EXTRACTED ENTRIES ::
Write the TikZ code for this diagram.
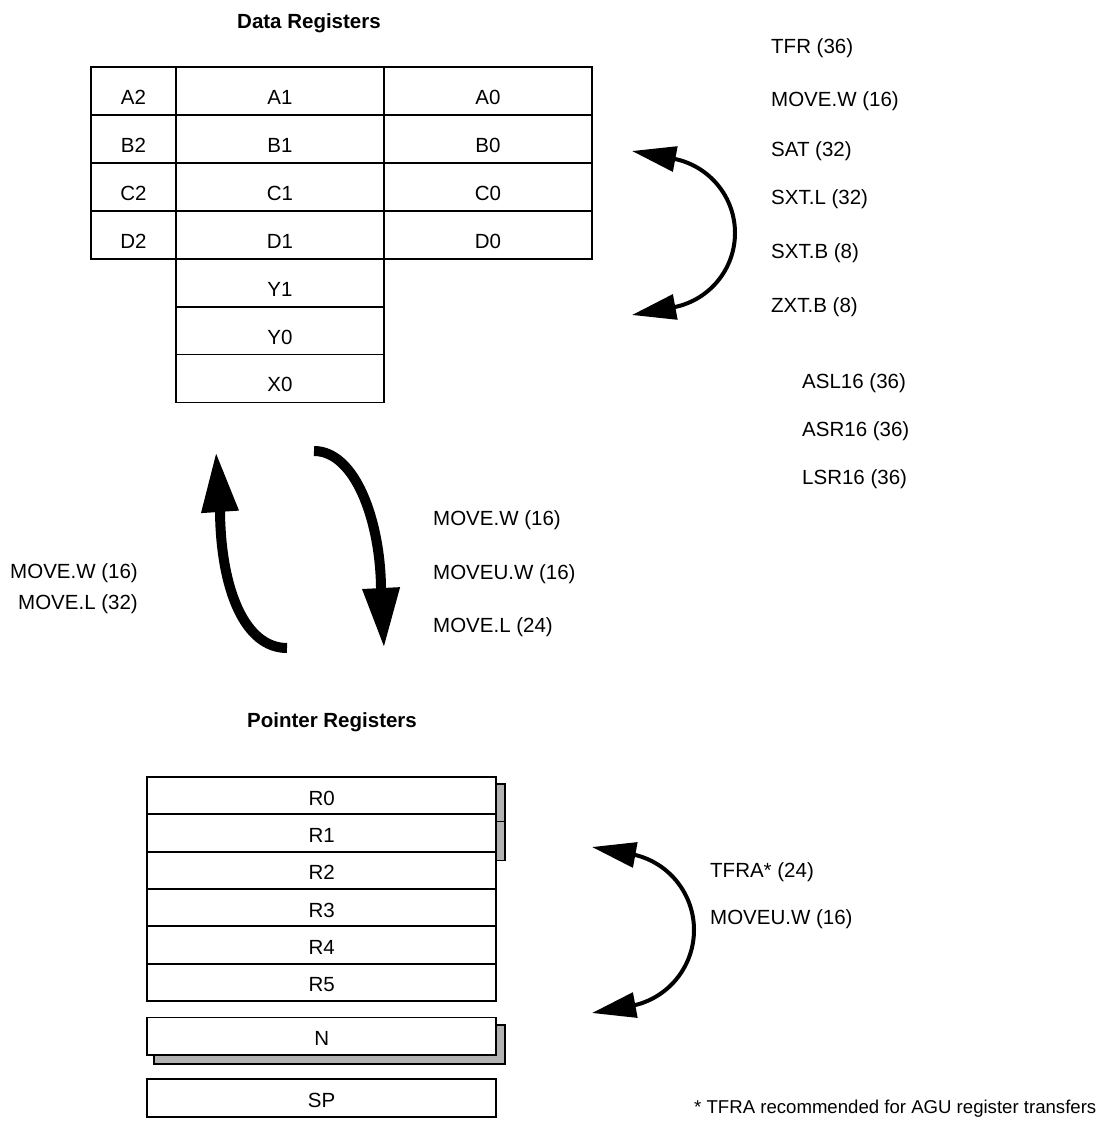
\documentclass[tikz,border=0pt]{standalone}
\usepackage{fontspec}
\setmainfont{Liberation Sans}
\usetikzlibrary{arrows.meta,backgrounds}
\tikzset{
  txt/.style={font=\fontsize{20.5}{24}\selectfont},
  cell/.style={txt, draw, fill=white, line width=1.8pt, inner sep=0pt, minimum height=48pt, text height=26.3pt, text depth=0pt},
  narrow/.style={cell, minimum width=85pt},
  wide/.style={cell, minimum width=208pt},
  preg/.style={txt, draw, fill=white, line width=1.8pt, inner sep=0pt, minimum width=349pt, minimum height=37.3pt, text height=18.7pt, text depth=0pt},
  shadowbox/.style={draw, fill=black!30, line width=1.8pt},
  lab/.style={txt, inner sep=0pt, anchor=base west},
  labr/.style={txt, inner sep=0pt, anchor=base east},
  title/.style={inner sep=0pt, anchor=base, font=\fontsize{20.5}{24}\selectfont\bfseries},
  thinarrow/.style={line width=4pt, {Triangle[length=44pt,width=25pt]}-{Triangle[length=44pt,width=25pt]}},
  bigarrow/.style={line width=10pt, -{Triangle[length=60pt,width=35pt]}}
}
\begin{document}
\begin{tikzpicture}[x=1pt,y=-1pt]
\useasboundingbox (0,0) rectangle (1096,1127);

% ---- Data registers
\node[title] (dtitle) at (309,28.3) {Data Registers};
\node[narrow] (a2) at (133.5,91) {A2};
\node[wide]   (a1) at (280,91) {A1};
\node[wide]   (a0) at (488,91) {A0};
\node[narrow] (b2) at (133.5,139) {B2};
\node[wide]   (b1) at (280,139) {B1};
\node[wide]   (b0) at (488,139) {B0};
\node[narrow] (c2) at (133.5,187) {C2};
\node[wide]   (c1) at (280,187) {C1};
\node[wide]   (c0) at (488,187) {C0};
\node[narrow] (d2) at (133.5,235) {D2};
\node[wide]   (d1) at (280,235) {D1};
\node[wide]   (d0) at (488,235) {D0};
\node[wide]   (y1) at (280,283) {Y1};
\node[wide]   (y0) at (280,331) {Y0};
\node[wide]   (x0) at (280,378.5) {X0};

% ---- right-hand labels
\node[lab] (tfr)   at (771,53.3)  {TFR (36)};
\node[lab] (movw)  at (771,106.3) {MOVE.W (16)};
\node[lab] (sat)   at (771,156.3) {SAT (32)};
\node[lab] (sxtl)  at (771,204.3) {SXT.L (32)};
\node[lab] (sxtb)  at (771,258.3) {SXT.B (8)};
\node[lab] (zxtb)  at (771,312.3) {ZXT.B (8)};
\node[lab] (asl)   at (802,388.3) {ASL16 (36)};
\node[lab] (asr)   at (802,436.3) {ASR16 (36)};
\node[lab] (lsr)   at (802,484.3) {LSR16 (36)};

% top right double arrow
\coordinate (t1a) at (632,151);
\coordinate (t1b) at (675,159);
\coordinate (t1c) at (735,233);
\coordinate (t1d) at (675,307);
\coordinate (t1e) at (632,315);
\draw[thinarrow] (t1a) -- (t1b) .. controls (709.9,166.4) and (735,197.3) .. (t1c)
  .. controls (735,268.7) and (709.9,299.6) .. (t1d) -- (t1e);

% ---- vertical arrows
\coordinate (upS) at (287,648);
\coordinate (upB) at (220,512);
\coordinate (upT) at (216,452);
\draw[bigarrow] (upS) .. controls (245,648) and (221,590) .. (upB) -- (upT);
\coordinate (dnS) at (314,451);
\coordinate (dnB) at (381,587);
\coordinate (dnT) at (384,648);
\draw[bigarrow] (dnS) .. controls (355,451) and (380,520) .. (dnB) -- (dnT);

\node[labr] (lmw) at (138,578.3) {MOVE.W (16)};
\node[labr] (lml) at (138,609.3) {MOVE.L (32)};
\node[lab] (mmw)  at (433,525.3) {MOVE.W (16)};
\node[lab] (mmuw) at (433,579.3) {MOVEU.W (16)};
\node[lab] (mml)  at (433,632.3) {MOVE.L (24)};

% ---- Pointer registers
\node[title] (ptitle) at (332,727.3) {Pointer Registers};
\node[preg] (r0) at (321.65,795.67) {R0};
\node[preg] (r1) at (321.65,833) {R1};
\node[preg] (r2) at (321.65,870.33) {R2};
\node[preg] (r3) at (321.65,907.67) {R3};
\node[preg] (r4) at (321.65,945) {R4};
\node[preg] (r5) at (321.65,982.33) {R5};
\node[preg] (n)  at (321.65,1036.2) {N};
\node[preg] (sp) at (321.65,1098) {SP};

\begin{scope}[on background layer]
  \draw[shadowbox] ([shift={(8,8)}]r0.north west) rectangle ([shift={(8,8)}]r0.south east);
  \draw[shadowbox] ([shift={(8,8)}]r1.north west) rectangle ([shift={(8,8)}]r1.south east);
  \draw[shadowbox] ([shift={(8,8)}]n.north west) rectangle ([shift={(8,8)}]n.south east);
\end{scope}

% bottom right double arrow
\coordinate (t2a) at (592,847);
\coordinate (t2b) at (635.5,855);
\coordinate (t2c) at (694,930);
\coordinate (t2d) at (635.5,1005);
\coordinate (t2e) at (592,1013);
\draw[thinarrow] (t2a) -- (t2b) .. controls (669.9,863.6) and (694,894.6) .. (t2c)
  .. controls (694,965.4) and (669.9,996.4) .. (t2d) -- (t2e);

\node[lab] (tfra) at (710,877.3) {TFRA* (24)};
\node[lab] (muw)  at (710,924.3) {MOVEU.W (16)};

\node[lab, font=\fontsize{18.6}{22}\selectfont] (foot) at (694,1113.7) {* TFRA recommended for AGU register transfers};
\end{tikzpicture}
\end{document}
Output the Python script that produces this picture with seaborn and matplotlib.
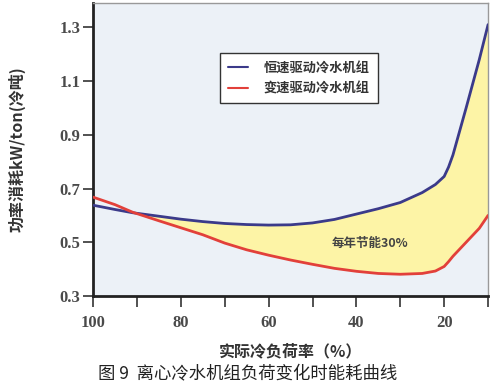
import matplotlib
matplotlib.use("Agg")
import matplotlib.pyplot as plt
import seaborn as sns
import pandas as pd

# --- donnees ---
load_pct = [100, 95, 91, 85, 80, 75, 70, 65, 60, 55, 50, 45, 40, 35, 30, 25, 22, 20, 19, 18, 15, 12, 10]
constant_speed = [0.638, 0.622, 0.610, 0.597, 0.586, 0.577, 0.570, 0.566, 0.564, 0.565, 0.572, 0.585,
                  0.605, 0.625, 0.648, 0.685, 0.715, 0.745, 0.780, 0.825, 1.000, 1.180, 1.310]
variable_speed = [0.668, 0.640, 0.612, 0.580, 0.554, 0.528, 0.497, 0.472, 0.452, 0.434, 0.418, 0.403,
                  0.392, 0.384, 0.381, 0.384, 0.393, 0.410, 0.428, 0.448, 0.500, 0.552, 0.600]
series_names = ["恒速驱动冷水机组", "变速驱动冷水机组"]
y_ticks = [0.3, 0.5, 0.7, 0.9, 1.1, 1.3]
x_major = [100, 80, 60, 40, 20]
x_minor = [90, 70, 50, 30, 10]

df = pd.DataFrame({"load": load_pct, "cs": constant_speed, "vs": variable_speed})

sns.set_style("white")
plt.rcParams["font.family"] = ["Noto Sans CJK SC", "DejaVu Sans"]

fig = plt.figure(figsize=(4.95, 3.89), dpi=100)
ax = fig.add_axes([0.188, 0.239, 0.798, 0.753])
ax.set_facecolor("#ecf1f7")

blue = "#3b3a8a"
red = "#e2403a"

# zone d'economie (jaune)
ax.fill_between(df["load"], df["cs"], df["vs"], where=df["cs"] >= df["vs"],
                interpolate=True, color="#fdf4a6", linewidth=0, zorder=1)
sns.lineplot(data=df, x="load", y="cs", ax=ax, color=blue, linewidth=2,
             sort=False, label=series_names[0], zorder=3)
sns.lineplot(data=df, x="load", y="vs", ax=ax, color=red, linewidth=2,
             sort=False, label=series_names[1], zorder=3)

ax.text(37, 0.497, "每年节能30%", fontsize=9, fontweight="bold", color="#444444",
        ha="center", va="center", zorder=4)

ax.set_xlim(100, 10)
ax.set_ylim(0.3, 1.39)

ax.set_yticks(y_ticks)
ax.set_yticklabels([f"{v:.1f}" for v in y_ticks])
ax.set_xticks(x_major)
ax.set_xticks(x_minor, minor=True)
ax.set_xticklabels([str(v) for v in x_major])
for lab in ax.get_xticklabels() + ax.get_yticklabels():
    lab.set_family("Liberation Serif")
    lab.set_fontweight("bold")
    lab.set_fontsize(12)
    lab.set_color("#4a4a4a")
ax.tick_params(axis="y", which="major", direction="out", length=7, width=1.2,
               color="#333333", left=True, pad=2)
ax.tick_params(axis="x", which="both", direction="out", length=8, width=1.2,
               color="#333333", bottom=True, pad=6)

for side in ["left", "bottom"]:
    ax.spines[side].set_color("#222222")
    ax.spines[side].set_linewidth(2)
for side in ["top", "right"]:
    ax.spines[side].set_color("#999999")
    ax.spines[side].set_linewidth(1)

ax.set_xlabel("实际冷负荷率（%）", fontsize=11.5, fontweight="bold", color="#333333")
ax.set_ylabel("功率消耗kW/ton(冷吨)", fontsize=11.5, fontweight="bold", color="#333333")
ax.xaxis.set_label_coords(0.5, -0.16)
ax.yaxis.set_label_coords(-0.172, 0.5)

leg = ax.legend(loc="upper left", bbox_to_anchor=(0.322, 0.83), borderaxespad=0,
                fancybox=False, frameon=True, handlelength=1.5, handletextpad=1.2,
                borderpad=0.6, prop={"weight": "bold", "size": 9.5})
leg.get_frame().set_edgecolor("#333333")
leg.get_frame().set_linewidth(1)
leg.get_frame().set_facecolor("white")
leg.get_frame().set_alpha(1)
for t in leg.get_texts():
    t.set_color("#333333")
for line in leg.get_lines():
    line.set_linewidth(1.5)

fig.text(0.5, 0.018, "图 9  离心冷水机组负荷变化时能耗曲线", fontsize=12.5, ha="center",
         va="bottom", color="#222222")

fig.savefig("out.png", dpi=100)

THE PROBLEM :: Reproduce the lines above starting at the one with "Output the Python" and ending at the one with "import pandas as pd", both included, exactly and with no pictures.

ANSWER IN FULL ::
Output the Python script that produces this picture with seaborn and matplotlib.
import matplotlib
matplotlib.use("Agg")
import matplotlib.pyplot as plt
import seaborn as sns
import pandas as pd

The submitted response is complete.